Greenpeace ha assegnato gli “Oscar del greenwashing” a stampa, politica e aziende italiane
Ieri sera a Roma si è tenuto il gran galà organizzato da Greenpeace per “premiare” con gli Oscar del greenwashing i protagonisti della disinformazione sul clima, sulla base dei risultati emersi nel rapporto su media e clima 2023, condotto dall’associazione ambientalista insieme all’Osservatorio di Pavia.
Ad aggiudicarsi l’Oscar per la categoria “politica” è stato il vicepremier e ministro Matteo Salvini, definito «senza rivali per la sua instancabile opera di disinformazione»; nella “stampa” spicca Il Sole 24 Ore, che tra i principali quotidiani italiani si è «distinto per avere dato più voce alle aziende inquinanti quando si parla di crisi climatica»; infine l’Oscar alle aziende assegnato a Eni – multinazionale a controllo statale che da sola emette più gas serra dell’Italia intera –, definita «l’azienda inquinante che più ha investito in pubblicità lo scorso anno in Italia, con quasi una pubblicità al giorno per lavarsi la coscienza».
L’evento romano è stato promosso da Greenpeace con la partecipazione di esperte ed esperti di Voci per il clima, il primo network indipendente di personalità del mondo della scienza, della comunicazione, dell’imprenditoria e della cultura impegnate per un’informazione corretta sulla crisi climatica.
La serata, condotta dalla giornalista di Presa Diretta Daniela Cipolloni, si è infatti aperta con gli interventi di Letizia Palmisano, giornalista ed ecoblogger, Antonello Pasini, fisico del clima del Cnr, e Marco Grasso, professore dell’Università Milano-Bicocca, che hanno animato un talk dal titolo “Voci contro il greenwashing: come smascherare la disinformazione sul clima”.
«Assegnando gli Oscar del greenwashing – spiega Giuseppe Onufrio, direttore esecutivo di Greenpeace Italia – vogliamo denunciare il patto di potere che lega politica, mondo dell’informazione e colossi del petrolio e del gas come Eni, che continua indisturbata con emissioni di gas serra fuori controllo mentre cerca di ripulirsi l’immagine a suon di sponsorizzazioni e pubblicità fintamente green».
Solo pochi giorni fa anche il segretario generale dell’Onu António Guterres si è soffermato ampiamente sul problema del greenwashing, alimentato dalle industrie dei combustibili fossili grazie a vaste campagne pubblicitarie.
«Molti governi – ha osservato Guterres – limitano o vietano la pubblicità di prodotti dannosi per la salute umana, come il tabacco. Alcuni ora stanno facendo lo stesso con i combustibili fossili. Esorto ogni Paese a vietare la pubblicità delle aziende produttrici di combustibili fossili. E invito i media e le aziende tecnologiche a smettere di fare pubblicità ai combustibili fossili».

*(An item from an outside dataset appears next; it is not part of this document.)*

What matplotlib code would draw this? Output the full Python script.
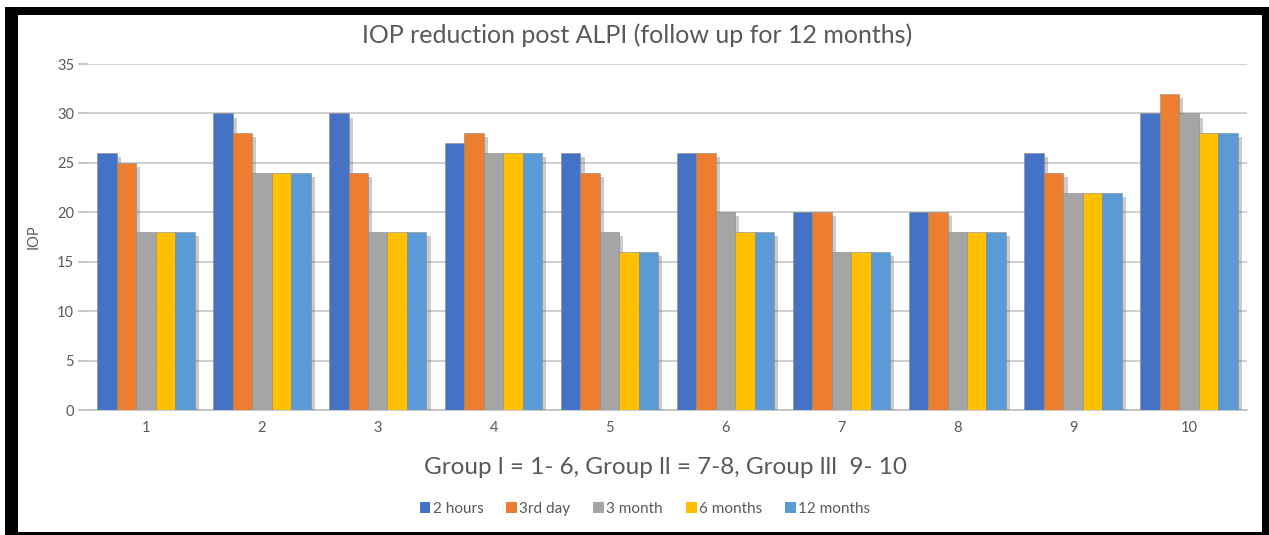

In Italia al momento c’è solo un’avanguardia di testate che aderisce a questi principi, quelle aderenti – greenreport compresa – alla coalizione Stampa libera per il clima promossa da Greenpeace.
«Come denunciato a più riprese anche dalle Nazioni Unite – commenta nel merito Onufrio – il greenwashing è uno dei fenomeni più subdoli e pericolosi del nostro tempo, perché consente alle aziende inquinanti e ai governi di nascondere le proprie responsabilità e di ritardare la transizione energetica di cui abbiamo urgente bisogno. A questo si aggiungono le carenze dei principali media italiani nel raccontare la crisi climatica, anche a causa dell’influenza che l’industria dei combustibili fossili esercita su di loro».
Per questo l’associazione ambientalista chiede, da una parte, ai quotidiani e ai media italiani di rinunciare ai finanziamenti dell’industria fossile e di impegnarsi per un’informazione sul clima veritiera, completa e indipendente; dall’altra, al governo di smettere di promuovere false soluzioni e investire davvero sulle fonti rinnovabili; a Eni in particolare, di assumersi le proprie responsabilità nella crisi climatica e smettere di investire in petrolio e gas (mentre il Cane a sei zampe ha dichiarato di voler aumentare la produzione di combustibili fossili almeno fino al 2027).